Author: Filip Brokeš

Analyst, journalist specializing in international relations

World is shifting oil trade routes

Russia, the world’s biggest oil producer, has been gradually redirecting its oil exports from Europe to the increasingly more promising Chinese market, as China became the largest oil importer in the world.
World is shifting oil trade routes

(Rosneft, Public domain)

During the first five months of 2018, Russia has shipped an average of 19 per cent less crude to Europe through its main ports on the Baltic and Black Seas compared with a year earlier. At the same time, oil flows to China totaled 750 barrels per day in Q1’18. Meanwhile, the missing Russian oil has been gradually replaced by surging the US oil exports to Europe.

The new export strategy favored by Russia’s oil exporters could be attributed to several factors. According to the director of Veta expert group, Dmitriy Zharskiy, the prices of oil in China are higher than in European markets. Furthermore, Russia’s oil exporters were forced to make a choice between Europe and China after the latest OPEC deal was reached. “Under the terms of the agreement, Russia is allowed to increase the volume of its oil exports to one market only,” Zharskiy said to Gazeta.ru.

China is responsible for around one fourth of global oil demand. In the last three years, this demand has been growing by an average of 5 per cent. In comparison, the rest of the world’s demand has been growing by only around 1,7 per cent. According to the International Energy Agency, China and India will be the key world’s oil consumers, driving the global demand for the “black gold” at least until the 2035.

Having consumed 610 million tons of oil last year, 420 of which were imported, China became the largest oil importer in the world, leaving behind the United States at the second place. Those figures translate into daily purchases of 8,43 million barrels per day.
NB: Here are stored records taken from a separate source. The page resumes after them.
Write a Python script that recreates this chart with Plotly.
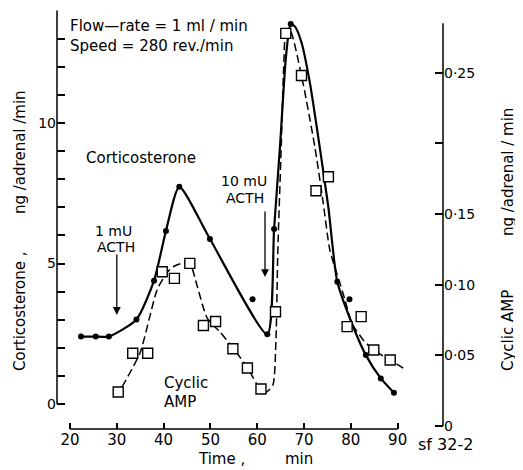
import plotly.graph_objects as go

# corticosterone (ng/adrenal/min), filled dots
cort_t = [22.35, 25.5, 28.3, 34.2, 37.95, 40.5, 43.35, 49.9, 59.0, 62.15,
          63.6, 67.15, 77.1, 79.7, 83.2, 86.4, 89.2]
cort_v = [2.40, 2.40, 2.40, 3.01, 4.39, 6.16, 7.73, 5.87, 3.73, 2.48,
          6.23, 13.52, 4.35, 3.73, 1.74, 0.91, 0.40]

# hand-drawn solid curve through the corticosterone points
cort_curve_t = [22.35, 25.5, 28.3, 34.2, 37.95, 40.5, 43.35, 49.9, 62.15, 63.6,
                64.86, 66.14, 67.15, 68.07, 69.5, 71.27, 72.7, 75.18, 77.1,
                80.5, 83.2, 86.4, 89.2]
cort_curve_v = [2.40, 2.40, 2.40, 3.01, 4.39, 6.16, 7.73, 5.87, 2.48, 6.23,
                9.16, 12.36, 13.52, 13.43, 12.84, 11.41, 9.87, 7.02, 4.35,
                2.75, 1.74, 0.91, 0.40]

# cyclic AMP (ng/adrenal/min), open squares
camp_t = [30.3, 33.4, 36.6, 39.7, 42.3, 45.6, 48.5, 51.1, 54.8, 57.9,
          60.8, 63.9, 66.1, 69.45, 72.55, 75.2, 79.2, 82.2, 84.9, 88.4]
camp_v = [0.0241, 0.0515, 0.0515, 0.1092, 0.1045, 0.1151, 0.0711, 0.0740,
          0.0547, 0.0410, 0.0262, 0.0809, 0.2779, 0.2481, 0.1665, 0.1764,
          0.0703, 0.0774, 0.0538, 0.0467]

# hand-drawn dashed curve for cyclic AMP
camp_curve_t = [31.1, 34.95, 38.6, 40.65, 42.05, 43.85, 45.6, 47.1, 49.3, 52.05,
                54.9, 57.9, 60.6, 61.9, 63.35, 64.0, 64.4, 65.1, 65.7, 66.1,
                67.0, 69.45, 72.3, 74.1, 75.5, 77.0, 78.75, 80.2, 82.65, 84.8,
                88.4, 91.8]
camp_curve_v = [0.0276, 0.0517, 0.0963, 0.1083, 0.1127, 0.1151, 0.1151, 0.0998,
                0.0764, 0.0665, 0.0550, 0.0413, 0.0262, 0.0240, 0.0290, 0.0609,
                0.1246, 0.1953, 0.2590, 0.2779, 0.2800, 0.2480, 0.1977, 0.1578,
                0.1246, 0.1080, 0.0892, 0.0727, 0.0609, 0.0538, 0.0467, 0.0396]

x_ticks = [20, 30, 40, 50, 60, 70, 80, 90]
left_ticks = list(range(0, 15))
left_labels = ['0', '', '', '', '', '5', '', '', '', '', '10', '', '', '', '']
right_ticks = [0, 0.05, 0.10, 0.15, 0.20, 0.25]
right_labels = ['0', '0·05', '0·10', '0·15', '', '0·25']

# the page body has an 8px margin, so the figure is shrunk and shifted by it
OFF = 8
W, H = 523 - OFF, 470 - OFF
L, R, T, B = 57, 443, 10, 429   # plot area, page pixels
FONT = 'DejaVu Sans, Verdana, sans-serif'


def px(x):
    return (x - L) / (R - L)


def py(y):
    return (B - y) / (B - T)


fig = go.Figure()

fig.add_trace(go.Scatter(x=cort_curve_t, y=cort_curve_v, mode='lines',
                         line=dict(color='black', width=2.2, shape='spline', smoothing=0.6),
                         hoverinfo='skip', showlegend=False))
fig.add_trace(go.Scatter(x=camp_curve_t, y=camp_curve_v, mode='lines', yaxis='y2',
                         line=dict(color='black', width=1.5, dash='8px,4px',
                                   shape='spline', smoothing=0.6),
                         hoverinfo='skip', showlegend=False))
fig.add_trace(go.Scatter(x=cort_t, y=cort_v, mode='markers', name='Corticosterone',
                         marker=dict(color='black', size=6), showlegend=False))
fig.add_trace(go.Scatter(x=camp_t, y=camp_v, mode='markers', yaxis='y2', name='Cyclic AMP',
                         marker=dict(symbol='square', size=10, color='white',
                                     line=dict(color='black', width=1.4)),
                         showlegend=False))

# axis lines drawn as shapes so they only span the labelled ranges
fig.add_shape(type='line', xref='x', yref='paper', x0=20, x1=90, y0=0, y1=0,
              line=dict(color='black', width=1.5))
fig.add_shape(type='line', xref='paper', yref='y', x0=0, x1=0, y0=0, y1=14,
              line=dict(color='black', width=1.5))
fig.add_shape(type='line', xref='paper', yref='y2', x0=1, x1=1, y0=0, y1=0.285,
              line=dict(color='black', width=1.5))

ann = []


def text(x, y, s, anchor='center', size=14, angle=0):
    ann.append(dict(xref='paper', yref='paper', x=px(x), y=py(y), text=s,
                    showarrow=False, xanchor=anchor, yanchor='middle', align='left',
                    textangle=angle, font=dict(size=size, color='black', family=FONT)))


text(68, 36, 'Flow—rate = 1 ml / min<br>Speed = 280 rev./min', 'left', size=15)
text(141, 158, 'Corticosterone', size=15)
text(113, 231, '1 mU')
text(116, 247, 'ACTH')
text(244, 181, '10 mU')
text(245, 198, 'ACTH')
text(162, 383, 'Cyclic', 'left', size=15)
text(162, 402, 'AMP', 'left', size=15)
text(416, 445, 'sf 32-2', 'left', size=16)
text(196, 459, 'Time ,', 'left', size=15)
text(283, 459, 'min', 'left', size=15)
text(20, 311, 'Corticosterone ,', angle=-90, size=15)
text(20, 152, 'ng /adrenal /min', angle=-90, size=15)
text(508, 331, 'Cyclic AMP', angle=-90, size=15)
text(508, 172, 'ng /adrenal / min', angle=-90, size=15)

# ACTH arrows
ann.append(dict(x=30, y=3.17, ax=30, ay=5.37, xref='x', yref='y', axref='x', ayref='y',
                text='', showarrow=True, arrowhead=2, arrowsize=1.2, arrowwidth=1.3,
                arrowcolor='black'))
ann.append(dict(x=61.66, y=4.52, ax=61.66, ay=6.9, xref='x', yref='y', axref='x', ayref='y',
                text='', showarrow=True, arrowhead=2, arrowsize=1.2, arrowwidth=1.3,
                arrowcolor='black'))

t_left = 20 + (L - 70) / 4.681
t_right = 20 + (R - 70) / 4.681

fig.update_layout(
    width=W, height=H,
    margin=dict(l=L - OFF, r=W - (R - OFF), t=T - OFF, b=H - (B - OFF), autoexpand=False),
    plot_bgcolor='white', paper_bgcolor='white',
    font=dict(family=FONT, size=14, color='black'),
    annotations=ann,
    xaxis=dict(range=[t_left, t_right], tickvals=x_ticks, ticks='inside', ticklen=6,
               tickwidth=1.5, tickcolor='black', showline=False, showgrid=False,
               zeroline=False, automargin=False, tickfont=dict(size=15)),
    yaxis=dict(range=[(404 - B) / 28.1, (404 - T) / 28.1], tickvals=left_ticks,
               ticktext=left_labels, ticks='inside', ticklen=8, tickwidth=1.5,
               tickcolor='black', showline=False, showgrid=False, zeroline=False,
               automargin=False, tickfont=dict(size=14)),
    yaxis2=dict(range=[(426 - B) / 1413, (426 - T) / 1413], overlaying='y', side='right',
                tickvals=right_ticks, ticktext=right_labels, ticks='inside', ticklen=8,
                tickwidth=1.5, tickcolor='black', showline=False, showgrid=False,
                zeroline=False, automargin=False, tickfont=dict(size=14)),
)

fig.write_html('out.html')
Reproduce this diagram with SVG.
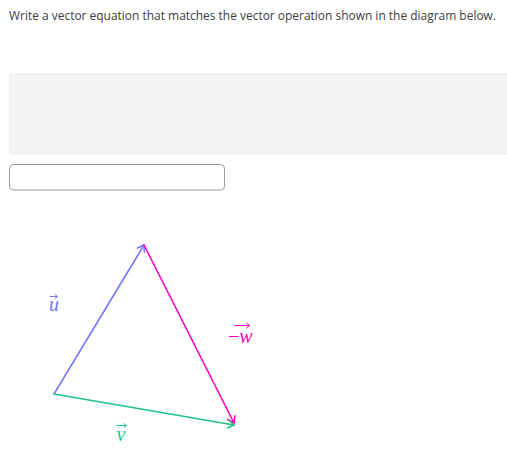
<svg xmlns="http://www.w3.org/2000/svg" width="507" height="467" viewBox="0 0 507 467">
<style>
.q{font-family:"Open Sans","Liberation Sans",sans-serif;font-size:11.9px;font-weight:500;fill:#3b3e40}
.lbl{font-family:"Liberation Serif","DejaVu Serif",serif;font-style:italic;font-size:20px}
.vec{fill:none;stroke-width:1.6;stroke-linecap:round;stroke-linejoin:round}
.acc{fill:none;stroke-width:1;stroke-linecap:round;stroke-linejoin:round}
</style>
<defs>
<marker id="ahB" viewBox="-10 -6 12 12" markerWidth="12" markerHeight="12" refX="0" refY="0" orient="auto" markerUnits="userSpaceOnUse"><path d="M-6,-4 L0,0 L-6,4" fill="none" stroke="#7777ff" stroke-width="1.6" stroke-linecap="round" stroke-linejoin="round"/></marker>
<marker id="ahP" viewBox="-10 -6 12 12" markerWidth="12" markerHeight="12" refX="0" refY="0" orient="auto" markerUnits="userSpaceOnUse"><path d="M-6,-4 L0,0 L-6,4" fill="none" stroke="#ff00c0" stroke-width="1.6" stroke-linecap="round" stroke-linejoin="round"/></marker>
<marker id="ahG" viewBox="-10 -6 12 12" markerWidth="12" markerHeight="12" refX="0" refY="0" orient="auto" markerUnits="userSpaceOnUse"><path d="M-6,-4 L0,0 L-6,4" fill="none" stroke="#1fc480" stroke-width="1.6" stroke-linecap="round" stroke-linejoin="round"/></marker>
</defs>
<rect width="507" height="467" fill="#ffffff"/>
<text class="q" x="9" y="20" textLength="487" lengthAdjust="spacingAndGlyphs">Write a vector equation that matches the vector operation shown in the diagram below.</text>
<rect x="9" y="73" width="504" height="82" rx="4" fill="#f3f3f3"/>
<rect x="9.5" y="164.5" width="215" height="25.5" rx="4" fill="#ffffff" stroke="#9a9a9a" stroke-width="1"/>
<g id="connectors">
<line id="vec-u" class="vec" x1="54" y1="394" x2="144" y2="245" stroke="#7777ff" marker-end="url(#ahB)"/>
<line id="vec-w" class="vec" x1="144" y1="245" x2="234" y2="423" stroke="#ff00c0" marker-end="url(#ahP)"/>
<line id="vec-v" class="vec" x1="54" y1="394" x2="234" y2="425" stroke="#1fc480" marker-end="url(#ahG)"/>
</g>
<g id="label-u">
<text class="lbl" x="54" y="311" text-anchor="middle" fill="#7777ff">u</text>
<path class="acc" d="M50,296.5 H57 M55,294.5 L57.5,296.5 L55,298.5" stroke="#7777ff"/>
</g>
<g id="label-w">
<text class="lbl" x="228" y="343" fill="#ff00c0"><tspan font-style="normal">−</tspan>w</text>
<path class="acc" d="M235,325.5 H249 M246.5,323 L249.5,325.5 L246.5,328" stroke="#ff00c0"/>
</g>
<g id="label-v">
<text class="lbl" x="121" y="441" text-anchor="middle" fill="#1fc480">v</text>
<path class="acc" d="M117,425.5 H126 M124,423.5 L126.5,425.5 L124,427.5" stroke="#1fc480"/>
</g>
</svg>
According to experts, Russia’s growing oil exports to China are a result of long-term deals signed between the Russian oil giant Rosneft and China, as well as recent efforts to improve the oil infrastructure connecting the two countries. For example, the Eastern Siberia-Pacific Ocean pipeline, a pipeline system for exporting Russian crude oil to the Asia-Pacific markets, was built by Transneft in 2009. In 2013, Rosneft signed a deal with China National Petroleum Corporation for which the Russian oil company received USD20bn in advance payments.

And this is the reason why Russian companies like Rosneft prefer to do business with Chinese companies over their European counterparts. “The advantage of entering into long-term partnerships with the Chinese is that they are usually willing to provide certain benefits like long-term financing or some forms of capital investment,” says Dmitryi Marinchenko from Fitch Ratings Agency. It makes a lot of sense to do business with China, especially if you take into account the western sanctions that effectively disable some Russian companies from attracting European and American investors,” Marinchenko added.

In March 2018, the Main Customs Bureau of the People’s Republic of China revealed the latest import data according to which last year Russia became the largest oil supplier for the growing Asian economic powerhouse. Imports of oil from Russia increased by 23,4 per cent in January this year, and by another 18 per cent in February.

Growing US exports to Europe

Earlier this year, the head of the International Energy Agency Fatih Birol announced that the United States are becoming the undisputable leader of the world’s oil and gas industry. According to the agency, the United States could produce up to 10,4 million barrels of oil per day this year. If that prediction materializes, the new record will be set, surpassing the current record of 9,6 million barrels per day reached in 1970.

The United States and its oil and gas industry have benefited greatly from the introduction of innovative technologies — especially in the development of shale deposits — in the mid-2000s. After a number of American oil companies made the decision to explore the field of extraction of shale gas, the United States quickly became the largest producer of the commodity in the world. Moreover, during the last decade, the same kind of technologies have been used for the production of shale oil.

In 2015, after more than 40 years, the Congress of the United States abolished the ban on the export of American oil. Now those US companies that have been investing in innovative technologies used in oil extraction send increasingly more tankers to Europe. While the move by the U.S. Congress took some time to have any measurable impact on the US oil exports, the results of the decision are now clearly visible.

“European refiners started experimenting with the US crude oil last year,” Ehsan Ul-Haq, director of London-based consultancy Resource Economics told Reuters. “Now, they know more than enough to process it.”

Moreover, the recently concluded deal between Russia and the OPEC countries had the desired effect; the oil prices have been going up. At the same time, however, the growing prices, along with surging the US output, made it harder to sell Russian, Nigerian and other oil grades in Europe, according to Reuters.

In April 2018, the US supplies to Europe were set to reach an all-time high of roughly 550,000 barrels per day, according to the Thomson Reuters Eikon trade flows monitor. Moreover, in January-April, the US supplies jumped four-fold y/y to 6,8 million tons, or 68 large Aframax tankers, according to the same data.

Last year, Europe imported approximately 7 per cent of the US crude oil exports, but the proportion has already risen to roughly 12 per cent in 2018. Most of the US oil goes to Britain, Italy and the Netherlands.

Filip Brokeš is an analyst and a journalist specializing in international relations.